▶ **Recorded data**
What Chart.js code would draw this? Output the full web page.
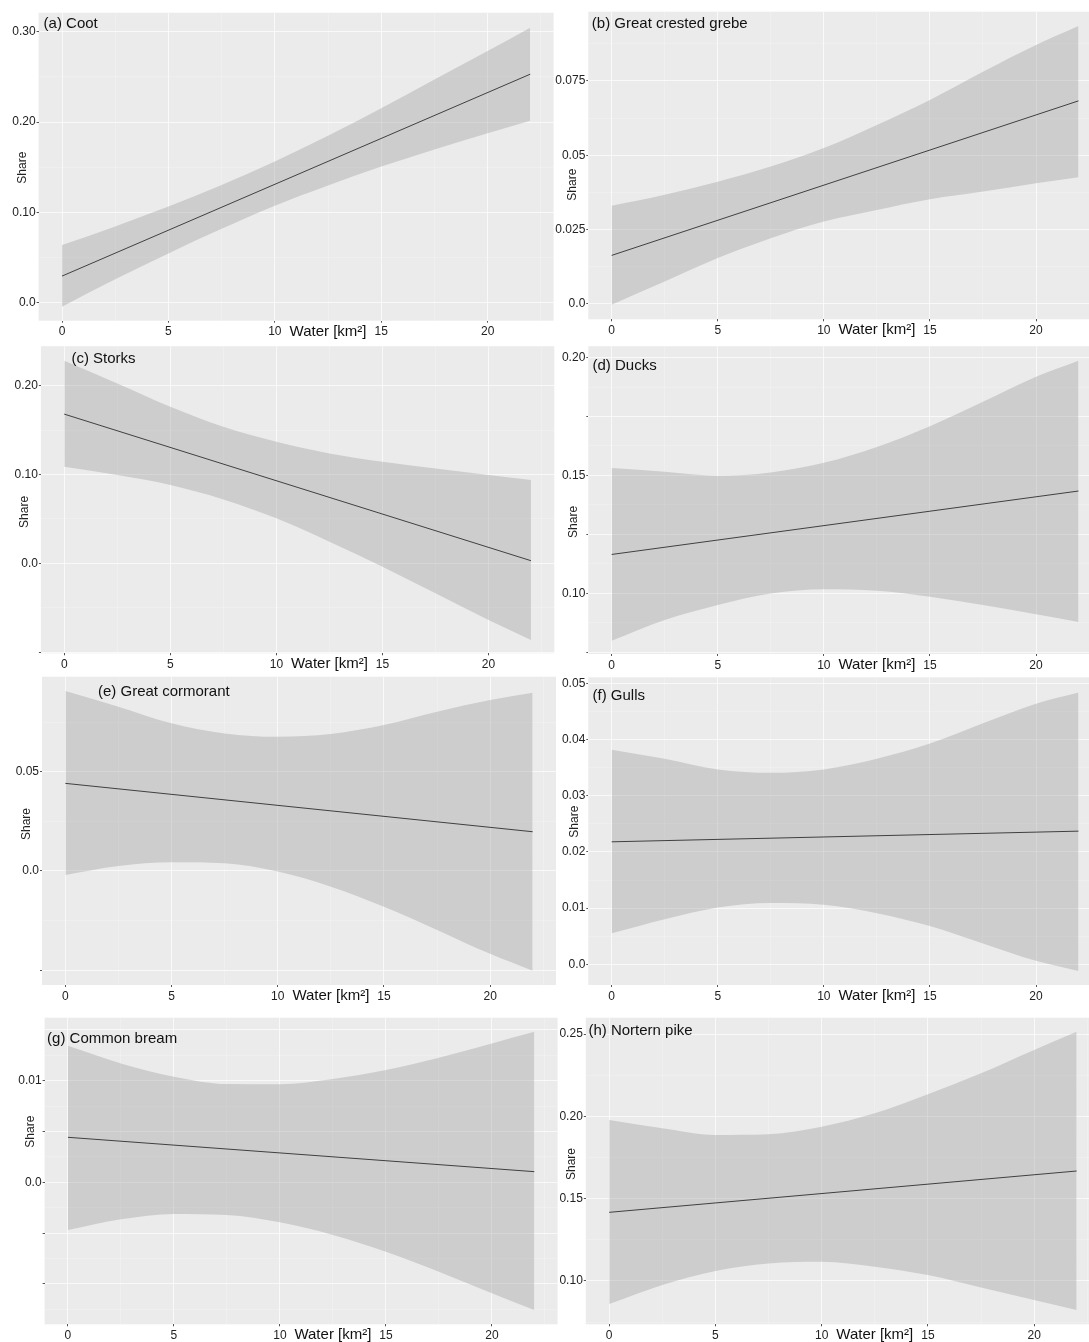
<!DOCTYPE html>
<html>
<head>
<meta charset="utf-8">
<script src="https://cdn.jsdelivr.net/npm/chart.js@4.4.1/dist/chart.umd.min.js"></script>
<style>
html, body { margin: 0; padding: 0; background: #ffffff; }
body { width: 1089px; height: 1342px; overflow: hidden; position: relative; }
canvas { position: absolute; }
</style>
</head>
<body>
<script>
// ---------------- DATA ----------------
const waterX = [0, 2.5, 5, 7.5, 10, 12.5, 15, 17.5, 20, 22];   // water area [km²] where the band is read
const fitX = [0, 22];                                          // ends of the fitted line
const xTickValues = [0, 5, 10, 15, 20];
const xTickLabels = ['0', '5', '10', '15', '20'];
const xTitle = 'Water [km²]';
const yTitle = 'Share';

// (a) Coot
const cootFit   = [0.0295, 0.2531];
const cootUpper = [0.0638, 0.0845, 0.1065, 0.1305, 0.1565, 0.1850, 0.2154, 0.2473, 0.2787, 0.3044];
const cootLower = [-0.0044, 0.0260, 0.0546, 0.0818, 0.1074, 0.1298, 0.1508, 0.1698, 0.1877, 0.2015];
const cootYTicks  = [0, 0.1, 0.2, 0.3];
const cootYLabels = ['0.0', '0.10', '0.20', '0.30'];

// (b) Great crested grebe
const grebeFit   = [0.0163, 0.0683];
const grebeUpper = [0.0330, 0.0367, 0.0411, 0.0462, 0.0524, 0.0602, 0.0686, 0.0781, 0.0871, 0.0935];
const grebeLower = [-0.0003, 0.0075, 0.0154, 0.0221, 0.0277, 0.0316, 0.0352, 0.0378, 0.0406, 0.0426];
const grebeYTicks  = [0, 0.025, 0.05, 0.075];
const grebeYLabels = ['0.0', '0.025', '0.05', '0.075'];

// (c) Storks
const storksFit   = [0.1681, 0.0030];
const storksUpper = [0.2281, 0.2026, 0.1764, 0.1538, 0.1370, 0.1238, 0.1144, 0.1069, 0.0994, 0.0938];
const storksLower = [0.1088, 0.0994, 0.0882, 0.0720, 0.0507, 0.0244, -0.0038, -0.0338, -0.0638, -0.0863];
const storksYTicks  = [-0.1, 0, 0.1, 0.2];
const storksYLabels = ['', '0.0', '0.10', '0.20'];

// (d) Ducks
const ducksFit   = [0.1165, 0.1434];
const ducksUpper = [0.1532, 0.1516, 0.1499, 0.1513, 0.1554, 0.1621, 0.1709, 0.1812, 0.1918, 0.1986];
const ducksLower = [0.0799, 0.0887, 0.0951, 0.1000, 0.1018, 0.1011, 0.0986, 0.0951, 0.0912, 0.0879];
const ducksYTicks  = [0.075, 0.1, 0.125, 0.15, 0.175, 0.2];
const ducksYLabels = ['', '0.10', '', '0.15', '', '0.20'];

// (e) Great cormorant
const cormorantFit   = [0.0442, 0.0198];
const cormorantUpper = [0.0908, 0.0829, 0.0745, 0.0694, 0.0677, 0.0691, 0.0736, 0.0803, 0.0862, 0.0899];
const cormorantLower = [-0.0020, 0.0025, 0.0044, 0.0039, -0.0003, -0.0079, -0.0180, -0.0297, -0.0418, -0.0503];
const cormorantYTicks  = [-0.05, 0, 0.05];
const cormorantYLabels = ['', '0.0', '0.05'];

// (f) Gulls
const gullsFit   = [0.0218, 0.0237];
const gullsUpper = [0.0382, 0.0366, 0.0347, 0.0341, 0.0347, 0.0366, 0.0393, 0.0429, 0.0464, 0.0484];
const gullsLower = [0.0055, 0.0080, 0.0101, 0.0109, 0.0106, 0.0091, 0.0068, 0.0037, 0.0006, -0.0012];
const gullsYTicks  = [0, 0.01, 0.02, 0.03, 0.04, 0.05];
const gullsYLabels = ['0.0', '0.01', '0.02', '0.03', '0.04', '0.05'];

// (g) Common bream
const breamFit   = [0.00443, 0.00105];
const breamUpper = [0.01344, 0.01170, 0.01040, 0.00967, 0.00964, 0.01016, 0.01105, 0.01226, 0.01367, 0.01482];
const breamLower = [-0.00469, -0.00364, -0.00311, -0.00321, -0.00393, -0.00518, -0.00682, -0.00879, -0.01092, -0.01256];
const breamYTicks  = [-0.01, -0.005, 0, 0.005, 0.01];
const breamYLabels = ['', '', '0.0', '', '0.01'];

// (h) Nortern pike
const pikeFit   = [0.1417, 0.1668];
const pikeUpper = [0.1978, 0.1927, 0.1887, 0.1891, 0.1937, 0.2018, 0.2134, 0.2261, 0.2403, 0.2514];
const pikeLower = [0.0860, 0.0976, 0.1061, 0.1107, 0.1117, 0.1087, 0.1036, 0.0960, 0.0885, 0.0824];
const pikeYTicks  = [0.1, 0.15, 0.2, 0.25];
const pikeYLabels = ['0.10', '0.15', '0.20', '0.25'];

// ---------------- LAYOUT / STYLE ----------------
const X_MIN = -1.1, X_MAX = 23.1, X_TITLE_AT = 12.5;
const FONT = '"Liberation Sans", Arial, Helvetica, sans-serif';
const PANEL_BG = '#EBEBEB';

const panels = [
  { title: '(a) Coot', fit: cootFit, up: cootUpper, lo: cootLower, yMin: -0.0199, yMax: 0.3212,
    yTicks: cootYTicks, yLabels: cootYLabels, area: [38.6, 12.7, 553.6, 320.7], titleAt: [5, 11.5], shareAt: [-15.6, 155] },
  { title: '(b) Great crested grebe', fit: grebeFit, up: grebeUpper, lo: grebeLower, yMin: -0.0052, yMax: 0.0983,
    yTicks: grebeYTicks, yLabels: grebeYLabels, area: [588.3, 11.7, 1101.8, 319.3], titleAt: [3.5, 12.3], shareAt: [-15.6, 173] },
  { title: '(c) Storks', fit: storksFit, up: storksUpper, lo: storksLower, yMin: -0.1013, yMax: 0.2446,
    yTicks: storksYTicks, yLabels: storksYLabels, area: [40.9, 346, 554.3, 653.3], titleAt: [30.5, 12.3], shareAt: [-16.6, 165.7] },
  { title: '(d) Ducks', fit: ducksFit, up: ducksUpper, lo: ducksLower, yMin: 0.0743, yMax: 0.2048,
    yTicks: ducksYTicks, yLabels: ducksYLabels, area: [588.3, 346, 1101.8, 654], titleAt: [4.2, 20], shareAt: [-14.8, 175.7] },
  { title: '(e) Great cormorant', fit: cormorantFit, up: cormorantUpper, lo: cormorantLower, yMin: -0.0575, yMax: 0.0980,
    yTicks: cormorantYTicks, yLabels: cormorantYLabels, area: [42.0, 676.7, 556.0, 985], titleAt: [56, 15], shareAt: [-15.2, 147.3] },
  { title: '(f) Gulls', fit: gullsFit, up: gullsUpper, lo: gullsLower, yMin: -0.0037, yMax: 0.0511,
    yTicks: gullsYTicks, yLabels: gullsYLabels, area: [588.3, 677.3, 1101.8, 985], titleAt: [4.2, 18.7], shareAt: [-13.8, 144.4] },
  { title: '(g) Common bream', fit: breamFit, up: breamUpper, lo: breamLower, yMin: -0.01397, yMax: 0.0162,
    yTicks: breamYTicks, yLabels: breamYLabels, area: [44.6, 1017.7, 557.6, 1324.3], titleAt: [2.5, 21.6], shareAt: [-14.2, 114] },
  { title: '(h) Nortern pike', fit: pikeFit, up: pikeUpper, lo: pikeLower, yMin: 0.0737, yMax: 0.2599,
    yTicks: pikeYTicks, yLabels: pikeYLabels, area: [585.8, 1017.7, 1100.0, 1324.3], titleAt: [2.6, 13.3], shareAt: [-13.8, 146.3] }
];

// Build major + minor tick objects (minor = midway, as in ggplot's grid)
function buildTicks(values, labels, min, max) {
  const out = [];
  values.forEach((v, i) => out.push({ value: v, lab: labels[i], minor: false }));
  const step = values[1] - values[0];
  let m = values[0] - step / 2;
  while (m <= max + 1e-12) {
    if (m >= min) {
      const isMajorGrid = values.some(v => Math.abs(v - m) < 1e-9);
      if (!isMajorGrid) out.push({ value: m, lab: '', minor: true });
    }
    m += step / 2;
  }
  // extra major-style grid lines beyond the labelled range (no tick mark)
  out.forEach(t => {
    if (t.minor) {
      const k = Math.round((t.value - values[0]) / step * 2);
      if (k % 2 === 0) { t.minor = false; t.gridOnly = true; }
    }
  });
  out.sort((a, b) => a.value - b.value);
  return out;
}

const panelDecor = {
  id: 'panelDecor',
  beforeDraw(chart) {
    const { ctx, chartArea: a } = chart;
    ctx.save();
    ctx.fillStyle = PANEL_BG;
    ctx.fillRect(a.left, a.top, a.right - a.left, a.bottom - a.top);
    ctx.restore();
  },
  afterDraw(chart, args, opts) {
    const { ctx, chartArea: a, scales } = chart;
    ctx.save();
    ctx.fillStyle = '#111';
    ctx.textBaseline = 'middle';
    ctx.textAlign = 'left';
    ctx.font = '15px ' + FONT;
    ctx.fillText(opts.title, a.left + opts.titleAt[0], a.top + opts.titleAt[1]);
    ctx.textAlign = 'center';
    ctx.font = '15px ' + FONT;
    ctx.fillText(xTitle, scales.x.getPixelForValue(X_TITLE_AT), a.bottom + 11);
    ctx.translate(a.left + opts.shareAt[0], a.top + opts.shareAt[1]);
    ctx.rotate(-Math.PI / 2);
    ctx.font = '12px ' + FONT;
    ctx.fillStyle = '#222';
    ctx.fillText(yTitle, 0, 0);
    ctx.restore();
  }
};

const gridColor = (ctx) => (ctx.tick && ctx.tick.minor) ? 'rgba(255,255,255,0.40)' : 'rgba(255,255,255,0.70)';
const gridWidth = (ctx) => (ctx.tick && ctx.tick.minor) ? 0.6 : 1.0;
const tickColor = (ctx) => (ctx.tick && !ctx.tick.minor && !ctx.tick.gridOnly) ? '#555' : 'rgba(0,0,0,0)';

panels.forEach((p) => {
  const [L, T, R, B] = p.area;
  const cl = Math.floor(L) - 38, ct = Math.floor(T) - 8;
  const cw = Math.ceil(R) + 2 - cl, ch = Math.ceil(B) + 26 - ct;
  const yAxisW = L - cl, padTop = T - ct, padRight = cl + cw - R, xAxisH = ct + ch - B;

  const cv = document.createElement('canvas');
  cv.width = cw; cv.height = ch;
  cv.style.left = cl + 'px'; cv.style.top = ct + 'px';
  cv.style.width = cw + 'px'; cv.style.height = ch + 'px';
  document.body.appendChild(cv);

  const fitPts = fitX.map((x, i) => ({ x, y: p.fit[i] }));
  const upPts = waterX.map((x, i) => ({ x, y: p.up[i] }));
  const loPts = waterX.map((x, i) => ({ x, y: p.lo[i] }));
  const xTicks = buildTicks(xTickValues, xTickLabels, X_MIN, X_MAX);
  const yTicks = buildTicks(p.yTicks, p.yLabels, p.yMin, p.yMax);

  new Chart(cv, {
    type: 'line',
    data: {
      datasets: [
        { label: 'fit', data: fitPts, borderColor: '#404040', borderWidth: 1, pointRadius: 0, fill: false, tension: 0 },
        { label: 'upper', data: upPts, borderWidth: 0, borderColor: 'rgba(0,0,0,0)', pointRadius: 0,
          cubicInterpolationMode: 'monotone', fill: '+1', backgroundColor: 'rgba(153,153,153,0.36)' },
        { label: 'lower', data: loPts, borderWidth: 0, borderColor: 'rgba(0,0,0,0)', pointRadius: 0,
          cubicInterpolationMode: 'monotone', fill: false }
      ]
    },
    options: {
      responsive: false,
      animation: false,
      devicePixelRatio: 1,
      layout: { padding: { left: 0, top: padTop, right: padRight, bottom: 0 } },
      plugins: {
        legend: { display: false },
        tooltip: { enabled: false },
        panelDecor: { title: p.title, titleAt: p.titleAt, shareAt: p.shareAt }
      },
      scales: {
        x: {
          type: 'linear', min: X_MIN, max: X_MAX,
          afterBuildTicks: (s) => { s.ticks = xTicks.map(t => Object.assign({}, t)); },
          afterFit: (s) => { s.height = xAxisH; },
          ticks: { autoSkip: false, maxRotation: 0, padding: 2, color: '#222',
                   font: { family: FONT, size: 12 }, callback: (v, i, ts) => ts[i].lab },
          grid: { color: gridColor, lineWidth: gridWidth, tickColor: tickColor, tickLength: 2, drawTicks: true },
          border: { display: false }
        },
        y: {
          type: 'linear', min: p.yMin, max: p.yMax,
          afterBuildTicks: (s) => { s.ticks = yTicks.map(t => Object.assign({}, t)); },
          afterFit: (s) => { s.width = yAxisW; },
          ticks: { autoSkip: false, padding: 1, color: '#222',
                   font: { family: FONT, size: 12 }, callback: (v, i, ts) => ts[i].lab },
          grid: { color: gridColor, lineWidth: gridWidth, tickColor: tickColor, tickLength: 2, drawTicks: true },
          border: { display: false }
        }
      }
    },
    plugins: [panelDecor]
  });
});
</script>
</body>
</html>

▶ **Work to complete**
The lines from the start of the data through the line that contains "const cootYLabels = ['0.0', '0.10', '0.20', '0.30'];" are to be returned exactly, please, with both ends included and every picture left out.

▶ **Task solution**
What Chart.js code would draw this? Output the full web page.
<!DOCTYPE html>
<html>
<head>
<meta charset="utf-8">
<script src="https://cdn.jsdelivr.net/npm/chart.js@4.4.1/dist/chart.umd.min.js"></script>
<style>
html, body { margin: 0; padding: 0; background: #ffffff; }
body { width: 1089px; height: 1342px; overflow: hidden; position: relative; }
canvas { position: absolute; }
</style>
</head>
<body>
<script>
// ---------------- DATA ----------------
const waterX = [0, 2.5, 5, 7.5, 10, 12.5, 15, 17.5, 20, 22];   // water area [km²] where the band is read
const fitX = [0, 22];                                          // ends of the fitted line
const xTickValues = [0, 5, 10, 15, 20];
const xTickLabels = ['0', '5', '10', '15', '20'];
const xTitle = 'Water [km²]';
const yTitle = 'Share';

// (a) Coot
const cootFit   = [0.0295, 0.2531];
const cootUpper = [0.0638, 0.0845, 0.1065, 0.1305, 0.1565, 0.1850, 0.2154, 0.2473, 0.2787, 0.3044];
const cootLower = [-0.0044, 0.0260, 0.0546, 0.0818, 0.1074, 0.1298, 0.1508, 0.1698, 0.1877, 0.2015];
const cootYTicks  = [0, 0.1, 0.2, 0.3];
const cootYLabels = ['0.0', '0.10', '0.20', '0.30'];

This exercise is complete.